Frank Kane is primarily known as the author of the popular series of novels and short stories from 1944 though 1965 starring private eye Johnny Liddell. He also wrote a handful of stand-alone novels including 1955‘s “Liz” and 1958’s “Syndicate Girl,” both of which have been re-released by Stark House in one volume.
Liz Allen is a voluptuous young woman - a drifter on the road at age 19. When we meet her, she’s in the county lock-up being whipped with a belt at the hands of a corrupt sheriff. Kane knew exactly what he was doing by writing the scene both shockingly violent and pruriently erotic. The tables quickly turn, and the sheriff learns that revenge is a bitch - named Liz!
Kane knew damn well that his target audience for this one were horny, twisted dudes like you and wrote for that audience. Check this out from the opening scene:
“She was long-legged, full-hipped. Her breasts were round, firm and pink-tipped, her stomach flat. The whiteness of her thighs and buttocks was marred by the angry red welts left by the strap.”

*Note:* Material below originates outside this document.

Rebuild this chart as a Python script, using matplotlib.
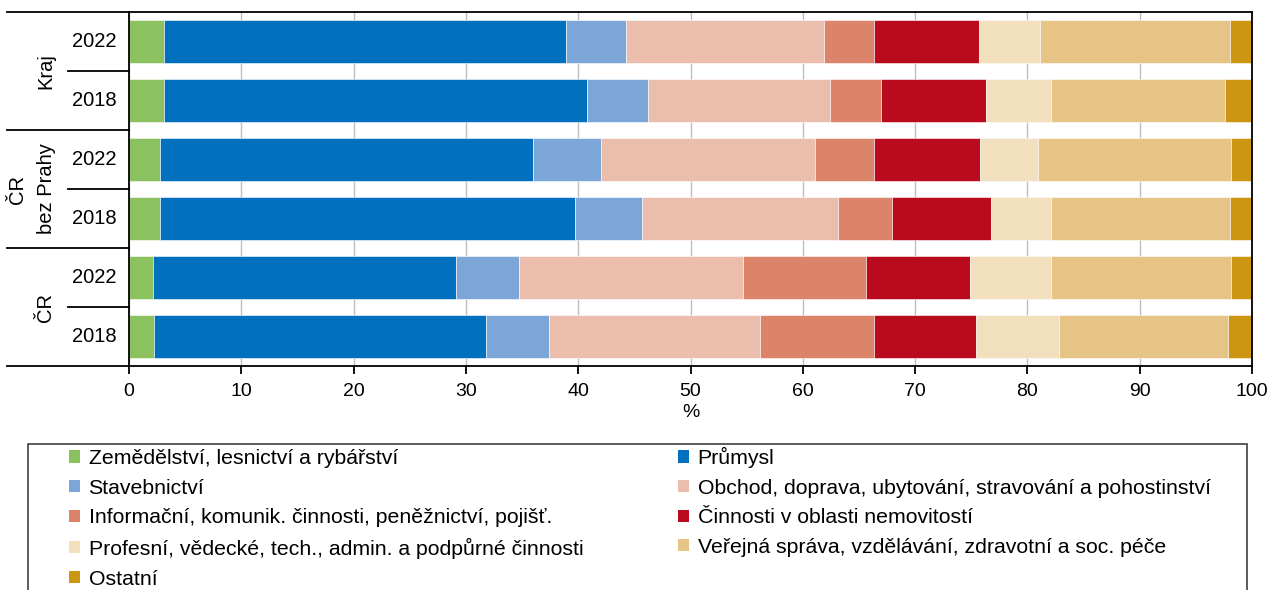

After escaping the clutches of the evil sheriff, Liz makes her way to a roadhouse where she lands a job as a “bar girl” pushing drinks and avoiding companionship with lonely men looking to cop a feel. The bar has cabins out back in case Liz and the other bar girls want to hustle a few bucks on the side. It's here where she arouses small-town horndog Gunson. She convinces him to drive her out of town on his dime. Gunson and Liz soon become natural born killers, cruelly robbing and killing a hotel manager before Liz chances upon an opportunity to ascend the criminal hierarchy.
A Syndicate kingpin pays Liz to become a woman named Lorna Andrews. Under the guise of a swanky "cigarette girl" (she hip-sways brand cigarettes to patrons), Liz seduces a federal prosecutor into an uncompromising situation. With the set-up, newspaper photos are secretly taken and the prosecutor is ridiculed and ruined by the press. The Syndicate wins, but Liz isn't through with the game.
We quickly learn that Liz is no pushover and she’s done playing the victim to predatory men. In fact, she’s kind of a badass worthy of the men’s adventure genre. Using connections and experience, Liz climbs the Syndicate ranks through a vast array of sex, violence and smooth bribery.
I was struck by the intensity of the vengeful violence in a book that was originally marketed as a sexy sleaze paperback. The reality is that “Liz” felt like Mack Bolan meets Thelma & Louise. Kane's penchant for barbaric violence is balanced with salacious sexual teasing. Liz rarely puts out, which works as a magnetic conservative charm. The enjoyment for the reader is pondering this consistent question: Is she just sexing him up for the slaughter?
“Liz” is recommended as a unique crime-noir, a hybrid of tantalizing sexual desires thrust into a treacherous Mob crossfire. Kudos to Stark House Press for offering another hard to find paperback to the masses. This one is hard to beat.